An opportunity to "make Congress great again"?

November 2016

Abstract: 2016 was, surprisingly, a year of revolt. An apparently unruly character will be in the White House, and many are not sanguine about the upcoming term of President Trump. But for those who see corruption in Washington as destructive of our democracy, this may be a time of opportunity.

In the presidential election of 1828, the rabble-rousing retired General and popular war hero Andrew Jackson of Tennessee turned American politics on its ear. Four years earlier he had suffered a painful defeat in his first run for the presidency, where he had gained the most popular votes as well as the most electoral votes (but not a majority), only to be outmaneuvered when the election was thrown into the House of Representatives, where he lost to the candidate of "the establishment", John Quincy Adams – the son of our second president. This time he was determined to get revenge on Adams, whom he accused of electoral shenanigans, and occupy the White House.

Jackson was the very opposite of the genteel set that had ruled Washington from the beginning. They were educated at the best schools and raised in comfort; he had relatively little education and was raised in a hardscrabble homestead. Jackson swore, he drank, he brawled, he'd killed a man in a duel and many on the battlefield. He was in a way the ultimate backwoods hero.

The politicians of Washington were appalled at the thought of having this unpolished bumpkin as president. Their wives were even more appalled at Jackson's wife, who was accused of bigamy and adultery (which was technically true under the laws of the day). But Jackson's hole card was a nascent movement in the country to broaden suffrage beyond the elite. If more "ordinary" citizens could vote, Jackson's chances would improve.

Jackson invented the modern American personal campaign, spending two years traveling about the country, giving fiery speeches, talking to whoever would listen. It was the dirtiest campaign the country had seen, and as much mud was slung at Jackson as by him. (It was actually the only presidential campaign the country had seen – before Jackson, candidates thought it unseemly to be promoting themselves in public.) He got states to change their voting laws to give the right to vote to more ordinary citizens, and when the votes were counted in early 1829, Jackson had beaten the establishment candidate and sitting president in a landslide. Basically, Quincy Adams got the elite vote, Jackson got most of the rest.

Today's Democratic party counts its origin from Jackson's victory. They framed themselves as the party of the common man, an appellation that was to a greater or lesser degree somewhat credible through the administration of Franklin Roosevelt. So what happened this year? Why did it turn out that the "working class" voted against the Democrats and for the rough-cut bumpkin that Washington feared? Pretty much for the same reasons as in 1828 and '32, and more recently in the Reagan landslides of 1976 and '80. The people sensed that the government had grown elitist, effete, and out of touch with the people. They felt they needed to remind the government of where the ultimate power is held in a democracy. It is not held in the elite classes, it's held by the people.

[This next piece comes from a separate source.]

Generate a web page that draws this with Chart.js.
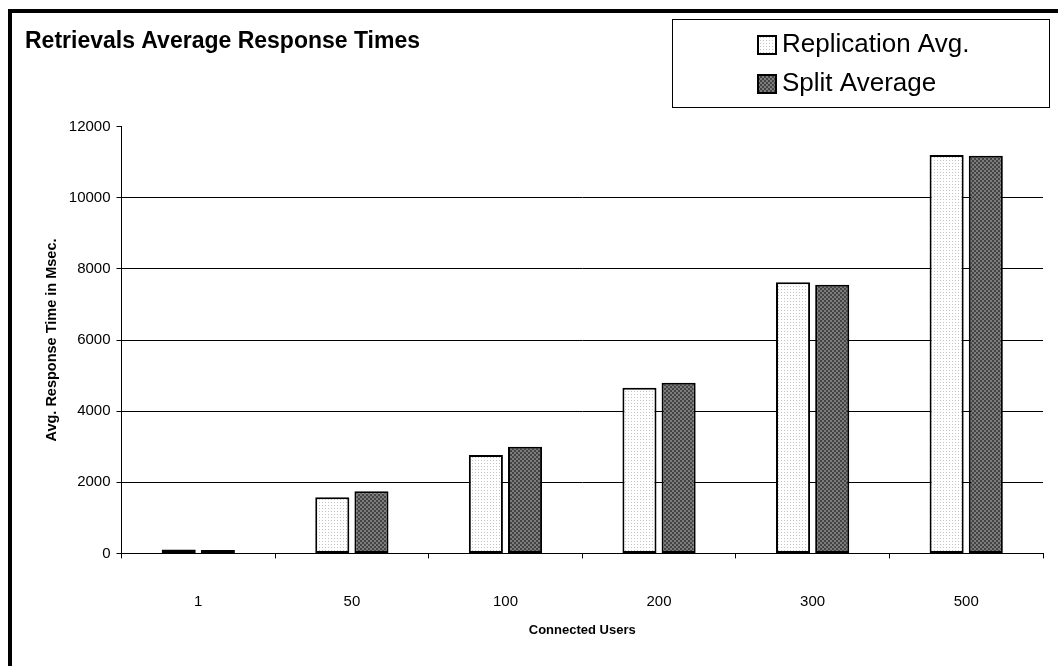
<!DOCTYPE html>
<html>
<head>
<meta charset="utf-8">
<script src="https://cdn.jsdelivr.net/npm/chart.js@4.4.1/dist/chart.umd.min.js"></script>
<style>
  html, body { margin: 0; padding: 0; background: #fff; }
  #moldura { position: absolute; left: 0; top: 0; width: 1058px; height: 666px; overflow: hidden; }
  #borda { position: absolute; left: 8px; top: 9px; width: 2000px; height: 2000px; border-left: 4px solid #000; border-top: 4px solid #000; }
  #grafico { position: absolute; left: 0; top: 0; }
</style>
</head>
<body>
<div id="moldura">
  <div id="borda"></div>
  <canvas id="grafico" width="1058" height="666"></canvas>
</div>
<script>
// dados
const usuariosConectados = ["1", "50", "100", "200", "300", "500"]
const mediaReplicacao = [110, 1580, 2770, 4660, 7625, 11205]
const mediaSplit = [95, 1745, 3000, 4800, 7550, 11180]
const eixoYMin = 0
const eixoYMax = 12000
const eixoYPasso = 2000

const fonte = '"Liberation Sans", Arial, sans-serif'
Chart.defaults.font.family = fonte
Chart.defaults.color = '#000'

function criarPadrao(tamanho, desenho) {
  const c = document.createElement("canvas")
  c.width = tamanho
  c.height = tamanho
  const g = c.getContext("2d")
  desenho(g)
  return g.createPattern(c, "repeat")
}

// pontinhos claros (Replication) e xadrez escuro (Split)
const padraoPontilhado = criarPadrao(3, g => {
  g.fillStyle = '#fff'
  g.fillRect(0, 0, 3, 3)
  g.fillStyle = '#c4c4c4'
  g.fillRect(1, 1, 1, 1)
})
const padraoXadrez = criarPadrao(4, g => {
  g.fillStyle = '#7c7c7c'
  g.fillRect(0, 0, 4, 4)
  g.fillStyle = '#434343'
  g.fillRect(0, 0, 2, 2)
  g.fillRect(2, 2, 2, 2)
})

// legenda com caixa, no canto de cima
const legendaCaixa = {
  id: 'legendaCaixa',
  afterDraw(chart) {
    const ctx = chart.ctx
    ctx.save()
    ctx.strokeStyle = '#000'
    ctx.lineWidth = 1
    ctx.strokeRect(672.5, 19.5, 377, 88)
    chart.data.datasets.forEach((ds, i) => {
      const y = 45 + i * 39
      ctx.fillStyle = ds.backgroundColor
      ctx.fillRect(758, y - 9, 18, 18)
      ctx.lineWidth = 2
      ctx.strokeRect(758, y - 9, 18, 18)
      ctx.fillStyle = '#000'
      ctx.font = '26px ' + fonte
      ctx.textBaseline = 'middle'
      ctx.textAlign = 'left'
      ctx.fillText(ds.label, 782, y)
    })
    ctx.restore()
  }
}

const grafico = new Chart(document.querySelector("#grafico").getContext("2d"), {
  type: 'bar',
  data: {
    labels: usuariosConectados,
    datasets: [{
      label: 'Replication Avg.',
      data: mediaReplicacao,
      backgroundColor: padraoPontilhado,
      borderColor: '#000',
      borderWidth: 2,
      borderSkipped: false
    }, {
      label: 'Split Average',
      data: mediaSplit,
      backgroundColor: padraoXadrez,
      borderColor: '#000',
      borderWidth: 2,
      borderSkipped: false
    }]
  },
  options: {
    responsive: false,
    animation: false,
    categoryPercentage: 0.51,
    barPercentage: 0.87,
    layout: {
      padding: { left: 25, right: 15, top: 0, bottom: 0 }
    },
    plugins: {
      legend: { display: false },
      tooltip: { enabled: false },
      title: {
        display: true,
        text: 'Retrievals Average Response Times',
        align: 'start',
        color: '#000',
        font: { size: 23, weight: 'bold' },
        padding: { top: 28, bottom: 71 }
      }
    },
    scales: {
      x: {
        grid: { offset: true, drawOnChartArea: false, drawTicks: true, tickLength: 5, color: '#000' },
        border: { color: '#000', width: 1 },
        ticks: { padding: 34, color: '#000', font: { size: 15 } },
        title: {
          display: true,
          text: 'Connected Users',
          color: '#000',
          font: { size: 13, weight: 'bold' },
          padding: { top: 0, bottom: 28 }
        },
        afterFit: escala => { escala.height = 112.6 }
      },
      y: {
        min: eixoYMin,
        max: eixoYMax,
        ticks: {
          stepSize: eixoYPasso,
          padding: 6,
          color: '#000',
          font: { size: 15 },
          callback: valor => String(valor)
        },
        grid: {
          color: ctx => ctx.tick && ctx.tick.value === eixoYMax ? 'rgba(0,0,0,0)' : '#000',
          tickColor: '#000',
          tickLength: 5
        },
        border: { color: '#000', width: 1 },
        title: {
          display: true,
          text: 'Avg. Response Time in Msec.',
          color: '#000',
          font: { size: 14.5, weight: 'bold' },
          padding: { top: 18, bottom: 0 }
        },
        afterFit: escala => { escala.width = 96.5 }
      }
    }
  },
  plugins: [legendaCaixa]
})
</script>
</body>
</html>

So the people, demonstrating their ultimate power again in 2016, voted in a direct-talking rabble-rouser as president, a man not objectively the best fit for the job, but where was the candidate who combined high qualifications with a believable pledge to return the priorities of the government to the priorities of the people? If the dominant parties have such a person, he or she didn't run for president this year. While I personally am far from satisfied with the election of Mr.Trump, I lay the responsibility for this unfortunate result on the political cartel that runs every aspect of American political life: the "duopoly" of the Republican and Democratic parties. These two private organizations have created essentially every rule and law at every political level in this country, and they have shaped election and financing laws intended to ensure that only candidates of these two parties will serve in state legislatures and Congress.

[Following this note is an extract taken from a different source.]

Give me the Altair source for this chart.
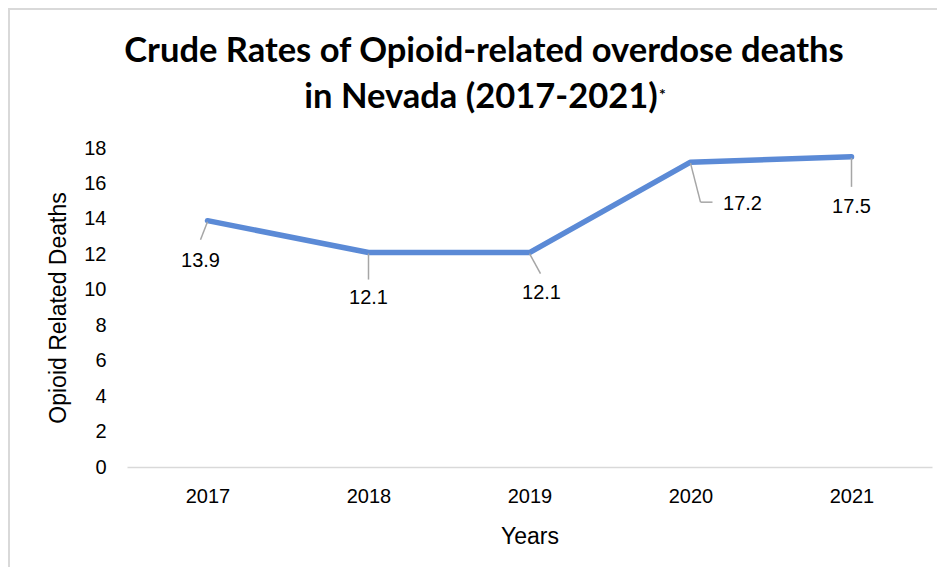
import altair as alt
import pandas as pd

years = ["2017", "2018", "2019", "2020", "2021"]
rates = [13.9, 12.1, 12.1, 17.2, 17.5]
y_ticks = [0, 2, 4, 6, 8, 10, 12, 14, 16, 18]

title_line1 = "Crude Rates of Opioid-related overdose deaths"
title_line2 = "in Nevada (2017-2021)"
x_title = "Years"
y_title = "Opioid Related Deaths"

df = pd.DataFrame({"Year": years, "Rate": rates})
df["Label"] = [f"{v:.1f}" for v in rates]

FONT = "Liberation Sans"
TITLE_FONT = "Lato"
LINE_COLOR = "#5B8AD6"
LEADER = "#A6A6A6"

x_enc = alt.X("Year:N", sort=years, title=x_title,
              scale=alt.Scale(type="point", padding=0.5),
              axis=alt.Axis(labelAngle=0, labelFontSize=20, labelFont=FONT, labelColor="#000000",
                            labelPadding=19, ticks=False, domainColor="#D9D9D9", domainWidth=1.5,
                            titleFontSize=23, titleFont=FONT, titleFontWeight="normal",
                            titleColor="#000000", titlePadding=19, grid=False))
y_enc = alt.Y("Rate:Q", title=y_title,
              scale=alt.Scale(domain=[0, 18], nice=False),
              axis=alt.Axis(values=y_ticks, labelFontSize=20, labelFont=FONT, labelColor="#000000",
                            labelPadding=21, ticks=False, domain=False, grid=False,
                            labelOverlap=False, labelFlush=False,
                            titleFontSize=23, titleFont=FONT, titleFontWeight="normal",
                            titleColor="#000000", titlePadding=13))

base = alt.Chart(df)

line = base.mark_line(color=LINE_COLOR, strokeWidth=5.5, strokeCap="round", strokeJoin="round").encode(
    x=x_enc, y=y_enc)

# label placement (style): per year text offsets and leader segments
label_style = {
    "2017": {"dx": -7, "dy": 40, "segs": [(0, 1, -7, 19)]},
    "2018": {"dx": 0, "dy": 45, "segs": [(0, 1, 0, 27)]},
    "2019": {"dx": 12, "dy": 40, "segs": [(0, 1, 11, 21)]},
    "2020": {"dx": 52, "dy": 42, "segs": [(0, 1, 10, 40), (10, 40, 22, 40)]},
    "2021": {"dx": 0, "dy": 50, "segs": [(0, 1, 0, 30)]},
}

layers = [line]
for yr, st in label_style.items():
    sub = base.transform_filter(alt.datum.Year == yr)
    for (xo, yo, x2o, y2o) in st["segs"]:
        layers.append(sub.mark_rule(color=LEADER, strokeWidth=1.5,
                                    xOffset=xo, yOffset=yo, x2Offset=x2o, y2Offset=y2o).encode(
            x=x_enc, y=y_enc, x2=alt.X2("Year:N"), y2=alt.Y2("Rate:Q")))
    layers.append(sub.mark_text(font=FONT, fontSize=20, color="#000000", baseline="middle",
                                align="center", dx=st["dx"], dy=st["dy"]).encode(
        x=x_enc, y=y_enc, text="Label:N"))

deco = alt.Chart(pd.DataFrame({"a": [0]}))
border = deco.mark_rect(fillOpacity=0, stroke="#D9D9D9", strokeWidth=2).encode(
    x=alt.value(-118), x2=alt.value(950), y=alt.value(-139), y2=alt.value(800))
t1 = deco.mark_text(text=title_line1, font=TITLE_FONT, fontSize=34.5, fontWeight="bold", color="#000000",
                    align="center", baseline="alphabetic").encode(x=alt.value(357), y=alt.value(-86))
t2 = deco.mark_text(text=title_line2, font=TITLE_FONT, fontSize=34.5, fontWeight="bold", color="#000000",
                    align="center", baseline="alphabetic").encode(x=alt.value(354), y=alt.value(-40))
star = deco.mark_text(text="*", font=TITLE_FONT, fontSize=16, fontWeight="bold", color="#000000",
                      align="left", baseline="middle").encode(x=alt.value(532), y=alt.value(-53))

chart = alt.layer(border, *layers, t1, t2, star).properties(
    width=805, height=319,
    padding={"left": 119, "top": 140, "right": 5, "bottom": 100},
    autosize=alt.AutoSizeParams(type="none"),
    background="white",
).configure_view(stroke=None)

chart.save("out.html", embed_options={"renderer": "svg", "actions": False})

This year, the Democratic party bosses hand-picked their badly flawed candidate long before the faux public input process began. No one else needed to apply, and when Mr.Sanders did apply the party bosses used every known trick to ensure that their selectee would triumph. The Republicans used the opposite method, and actually allowed the democratic process to function. But as we know, the purpose of democracy – trumpeted to the world in our Declaration of Independence – is chiefly to allow the citizens of a nation to turn out the government and select a new one in its place. Democracy is not designed to select the best government, or choose the best policies. It's probably true that by the processes of mass democracy, which our founders were so fearful of, we are prevented from getting the best leadership the country might have. That's the price we pay for the right of peaceful revolt. And this was a year of revolt.

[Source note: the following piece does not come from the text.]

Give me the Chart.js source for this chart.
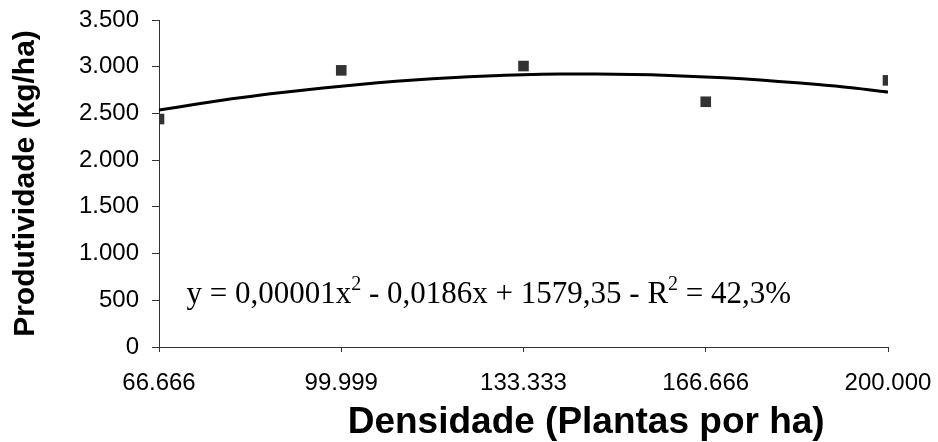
<!DOCTYPE html>
<html>
<head>
<meta charset="utf-8">
<script src="https://cdn.jsdelivr.net/npm/chart.js@4"></script>
<style>
html,body{margin:0;padding:0;background:#fff;}
#wrap{width:938px;height:442px;}
</style>
</head>
<body>
<div id="wrap"><canvas id="c" width="938" height="442"></canvas></div>
<script>
// Observed data (density, yield)
const densities = [66666, 99999, 133333, 166666, 200000];
const yields = [2440, 2961, 3007, 2625, 2854];
// Trend line
const trendX = [66666, 73333, 80000, 86666, 93333, 100000, 106666, 113333, 120000, 126666, 133333,
                140000, 146666, 153333, 160000, 166666, 173333, 180000, 186666, 193333, 200000];
const trendY = [2536, 2598, 2656, 2707, 2752, 2792, 2828, 2858, 2883, 2901, 2914,
                2921, 2922, 2918, 2907, 2890, 2870, 2843, 2812, 2775, 2729];
const xTickValues = [66666, 99999, 133333, 166666, 200000];
const xTickLabels = ["66.666", "99.999", "133.333", "166.666", "200.000"];
const yTickLabels = ["0", "500", "1.000", "1.500", "2.000", "2.500", "3.000", "3.500"];
const xTitle = "Densidade (Plantas por ha)";
const yTitle = "Produtividade (kg/ha)";

const sansFont = '"Liberation Sans", Arial, sans-serif';

const textPlugin = {
  id: 'texts',
  afterDraw(chart) {
    const ctx = chart.ctx;
    const xs = chart.scales.x, ys = chart.scales.y;
    // regression equation
    let x = xs.getPixelForValue(71700);
    const y = ys.getPixelForValue(475);
    const parts = [
      ["y = 0,00001x", false], ["2", true], [" - 0,0186x + 1579,35 - R", false], ["2", true], [" = 42,3%", false]
    ];
    ctx.save();
    ctx.fillStyle = '#000';
    ctx.textBaseline = 'alphabetic';
    ctx.textAlign = 'left';
    for (const [t, sup] of parts) {
      ctx.font = sup ? '20px "Liberation Serif"' : '31px "Liberation Serif"';
      ctx.fillText(t, x, sup ? y - 13 : y);
      x += ctx.measureText(t).width;
    }
    // x axis title (offset to the right as in the original)
    ctx.font = 'bold 37px ' + sansFont;
    ctx.textAlign = 'center';
    ctx.textBaseline = 'middle';
    ctx.fillText(xTitle, xs.getPixelForValue(144800), chart.height - 19);
    ctx.restore();
  }
};

new Chart(document.getElementById('c'), {
  type: 'scatter',
  data: {
    datasets: [
      {
        type: 'line',
        data: trendX.map((v, i) => ({x: v, y: trendY[i]})),
        borderColor: '#000',
        borderWidth: 3,
        pointRadius: 0,
        fill: false,
        tension: 0.3,
        order: 2
      },
      {
        data: densities.map((v, i) => ({x: v, y: yields[i]})),
        pointStyle: 'rect',
        pointRadius: 7.5,
        pointBackgroundColor: '#333',
        pointBorderWidth: 0,
        borderColor: '#333',
        order: 1
      }
    ]
  },
  options: {
    responsive: false,
    animation: false,
    devicePixelRatio: 1,
    layout: {padding: {left: 8, right: 50, top: 20, bottom: 0}},
    plugins: {legend: {display: false}, tooltip: {enabled: false}},
    scales: {
      x: {
        type: 'linear',
        min: 66666, max: 200000,
        afterBuildTicks(axis) { axis.ticks = xTickValues.map(v => ({value: v})); },
        afterFit(axis) { axis.height = 95; axis.paddingLeft = 0; axis.paddingRight = 0; },
        ticks: {
          callback: (v) => xTickLabels[xTickValues.indexOf(v)],
          color: '#000', font: {family: sansFont, size: 24}, padding: 17, maxRotation: 0, autoSkip: false
        },
        grid: {drawOnChartArea: false, drawTicks: true, tickLength: 5, color: '#333'},
        border: {color: '#333', width: 1},
        title: {display: false}
      },
      y: {
        min: 0, max: 3500,
        ticks: {
          stepSize: 500,
          callback: (v) => yTickLabels[Math.round(v / 500)],
          color: '#000', font: {family: sansFont, size: 24}, padding: 13
        },
        afterFit(axis) { axis.width = 151; axis.paddingTop = 0; axis.paddingBottom = 0; },
        grid: {drawOnChartArea: false, drawTicks: true, tickLength: 7, color: '#333'},
        border: {color: '#333', width: 1},
        title: {display: true, text: yTitle, color: '#000', font: {family: sansFont, size: 30, weight: 'bold'}, padding: 0}
      }
    }
  },
  plugins: [textPlugin]
});
</script>
</body>
</html>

There has been, after the election, a lot of hand-wringing and hopelessness, mainly by Democrats and the mass media. A segment of Democrat voters appear to refuse to accept the result of the election. They are simply refusing to accept reality, which doesn't seem like a useful plan. What may be useful over the next four years is to take advantage of Trump's announced plan to "drain the swamp" of improper financial influence in Washington. The influence of lobbyists and large donors is making a mockery of our claim to be a democratic country. If all those of us who have worked for and contributed to the fight against the influence of money on Congress will act to hold Mr.Trump's feet to the fire on this issue, this may be an opportunity for progress, and even to "make Congress great again".